## Exercise goal:
Leave out every picture, then transcribe the rest of the listing exactly.

## Given material:
────────────────────

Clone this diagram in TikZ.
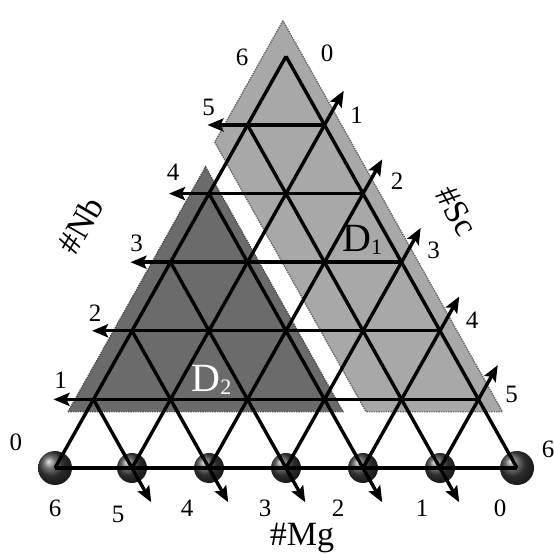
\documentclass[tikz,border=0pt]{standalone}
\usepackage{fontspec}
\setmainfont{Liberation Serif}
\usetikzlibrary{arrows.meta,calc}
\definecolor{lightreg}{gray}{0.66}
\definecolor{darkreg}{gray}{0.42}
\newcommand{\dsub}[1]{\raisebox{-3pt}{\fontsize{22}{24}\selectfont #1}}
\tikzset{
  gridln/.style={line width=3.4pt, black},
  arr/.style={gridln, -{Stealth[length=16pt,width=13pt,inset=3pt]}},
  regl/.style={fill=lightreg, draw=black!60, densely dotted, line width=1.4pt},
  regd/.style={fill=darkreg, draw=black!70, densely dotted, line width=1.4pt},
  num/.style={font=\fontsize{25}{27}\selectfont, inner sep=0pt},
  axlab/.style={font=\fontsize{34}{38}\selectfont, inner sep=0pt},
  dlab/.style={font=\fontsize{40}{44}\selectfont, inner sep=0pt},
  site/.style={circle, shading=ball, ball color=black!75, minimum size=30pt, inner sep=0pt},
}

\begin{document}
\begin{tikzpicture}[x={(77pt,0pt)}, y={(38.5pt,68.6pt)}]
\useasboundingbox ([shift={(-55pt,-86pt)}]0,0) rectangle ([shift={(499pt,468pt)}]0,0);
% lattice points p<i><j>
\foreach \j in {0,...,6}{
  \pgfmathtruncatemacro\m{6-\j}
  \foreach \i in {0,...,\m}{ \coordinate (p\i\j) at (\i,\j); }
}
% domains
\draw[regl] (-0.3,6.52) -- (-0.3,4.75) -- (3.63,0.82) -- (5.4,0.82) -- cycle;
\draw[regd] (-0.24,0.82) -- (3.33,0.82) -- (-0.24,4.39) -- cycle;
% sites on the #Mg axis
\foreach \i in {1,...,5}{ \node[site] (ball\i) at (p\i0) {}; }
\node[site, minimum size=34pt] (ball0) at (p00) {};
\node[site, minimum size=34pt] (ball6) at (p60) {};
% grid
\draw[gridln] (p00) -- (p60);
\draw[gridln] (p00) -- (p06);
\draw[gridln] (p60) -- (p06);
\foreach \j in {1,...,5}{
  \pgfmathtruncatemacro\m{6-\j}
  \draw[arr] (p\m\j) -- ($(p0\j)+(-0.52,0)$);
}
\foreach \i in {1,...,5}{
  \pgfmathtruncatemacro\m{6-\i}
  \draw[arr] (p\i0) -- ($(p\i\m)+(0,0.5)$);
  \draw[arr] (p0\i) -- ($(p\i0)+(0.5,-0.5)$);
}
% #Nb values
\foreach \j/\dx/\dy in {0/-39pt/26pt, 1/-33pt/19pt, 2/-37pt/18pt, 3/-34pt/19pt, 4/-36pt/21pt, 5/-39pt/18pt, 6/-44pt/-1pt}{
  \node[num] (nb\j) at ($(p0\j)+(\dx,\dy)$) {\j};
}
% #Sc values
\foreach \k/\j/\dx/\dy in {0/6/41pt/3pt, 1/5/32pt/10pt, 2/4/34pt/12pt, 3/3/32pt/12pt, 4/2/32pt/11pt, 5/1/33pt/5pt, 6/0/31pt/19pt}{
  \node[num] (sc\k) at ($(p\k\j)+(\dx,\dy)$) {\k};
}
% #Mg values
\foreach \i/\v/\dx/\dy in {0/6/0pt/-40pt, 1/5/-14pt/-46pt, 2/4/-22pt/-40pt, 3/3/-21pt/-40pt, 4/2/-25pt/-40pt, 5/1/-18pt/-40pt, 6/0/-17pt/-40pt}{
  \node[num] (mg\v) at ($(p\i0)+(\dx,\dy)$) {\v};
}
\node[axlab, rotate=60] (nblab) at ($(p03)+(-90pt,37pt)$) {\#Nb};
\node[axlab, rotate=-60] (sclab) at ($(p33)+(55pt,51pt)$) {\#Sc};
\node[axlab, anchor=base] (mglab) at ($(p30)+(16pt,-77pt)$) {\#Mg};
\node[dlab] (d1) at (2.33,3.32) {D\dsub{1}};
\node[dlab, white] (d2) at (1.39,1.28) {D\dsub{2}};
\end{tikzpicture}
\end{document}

────────────────────

## Answer for the task:
Clone this diagram in TikZ.
\documentclass[tikz,border=0pt]{standalone}
\usepackage{fontspec}
\setmainfont{Liberation Serif}
\usetikzlibrary{arrows.meta,calc}
\definecolor{lightreg}{gray}{0.66}
\definecolor{darkreg}{gray}{0.42}
\newcommand{\dsub}[1]{\raisebox{-3pt}{\fontsize{22}{24}\selectfont #1}}
\tikzset{
  gridln/.style={line width=3.4pt, black},
  arr/.style={gridln, -{Stealth[length=16pt,width=13pt,inset=3pt]}},
  regl/.style={fill=lightreg, draw=black!60, densely dotted, line width=1.4pt},
  regd/.style={fill=darkreg, draw=black!70, densely dotted, line width=1.4pt},
  num/.style={font=\fontsize{25}{27}\selectfont, inner sep=0pt},
  axlab/.style={font=\fontsize{34}{38}\selectfont, inner sep=0pt},
  dlab/.style={font=\fontsize{40}{44}\selectfont, inner sep=0pt},
  site/.style={circle, shading=ball, ball color=black!75, minimum size=30pt, inner sep=0pt},
}

\begin{document}
\begin{tikzpicture}[x={(77pt,0pt)}, y={(38.5pt,68.6pt)}]
\useasboundingbox ([shift={(-55pt,-86pt)}]0,0) rectangle ([shift={(499pt,468pt)}]0,0);
% lattice points p<i><j>
\foreach \j in {0,...,6}{
  \pgfmathtruncatemacro\m{6-\j}
  \foreach \i in {0,...,\m}{ \coordinate (p\i\j) at (\i,\j); }
}
% domains
\draw[regl] (-0.3,6.52) -- (-0.3,4.75) -- (3.63,0.82) -- (5.4,0.82) -- cycle;
\draw[regd] (-0.24,0.82) -- (3.33,0.82) -- (-0.24,4.39) -- cycle;
% sites on the #Mg axis
\foreach \i in {1,...,5}{ \node[site] (ball\i) at (p\i0) {}; }
\node[site, minimum size=34pt] (ball0) at (p00) {};
\node[site, minimum size=34pt] (ball6) at (p60) {};
% grid
\draw[gridln] (p00) -- (p60);
\draw[gridln] (p00) -- (p06);
\draw[gridln] (p60) -- (p06);
\foreach \j in {1,...,5}{
  \pgfmathtruncatemacro\m{6-\j}
  \draw[arr] (p\m\j) -- ($(p0\j)+(-0.52,0)$);
}
\foreach \i in {1,...,5}{
  \pgfmathtruncatemacro\m{6-\i}
  \draw[arr] (p\i0) -- ($(p\i\m)+(0,0.5)$);
  \draw[arr] (p0\i) -- ($(p\i0)+(0.5,-0.5)$);
}
% #Nb values
\foreach \j/\dx/\dy in {0/-39pt/26pt, 1/-33pt/19pt, 2/-37pt/18pt, 3/-34pt/19pt, 4/-36pt/21pt, 5/-39pt/18pt, 6/-44pt/-1pt}{
  \node[num] (nb\j) at ($(p0\j)+(\dx,\dy)$) {\j};
}
% #Sc values
\foreach \k/\j/\dx/\dy in {0/6/41pt/3pt, 1/5/32pt/10pt, 2/4/34pt/12pt, 3/3/32pt/12pt, 4/2/32pt/11pt, 5/1/33pt/5pt, 6/0/31pt/19pt}{
  \node[num] (sc\k) at ($(p\k\j)+(\dx,\dy)$) {\k};
}
% #Mg values
\foreach \i/\v/\dx/\dy in {0/6/0pt/-40pt, 1/5/-14pt/-46pt, 2/4/-22pt/-40pt, 3/3/-21pt/-40pt, 4/2/-25pt/-40pt, 5/1/-18pt/-40pt, 6/0/-17pt/-40pt}{
  \node[num] (mg\v) at ($(p\i0)+(\dx,\dy)$) {\v};
}
\node[axlab, rotate=60] (nblab) at ($(p03)+(-90pt,37pt)$) {\#Nb};
\node[axlab, rotate=-60] (sclab) at ($(p33)+(55pt,51pt)$) {\#Sc};
\node[axlab, anchor=base] (mglab) at ($(p30)+(16pt,-77pt)$) {\#Mg};
\node[dlab] (d1) at (2.33,3.32) {D\dsub{1}};
\node[dlab, white] (d2) at (1.39,1.28) {D\dsub{2}};
\end{tikzpicture}
\end{document}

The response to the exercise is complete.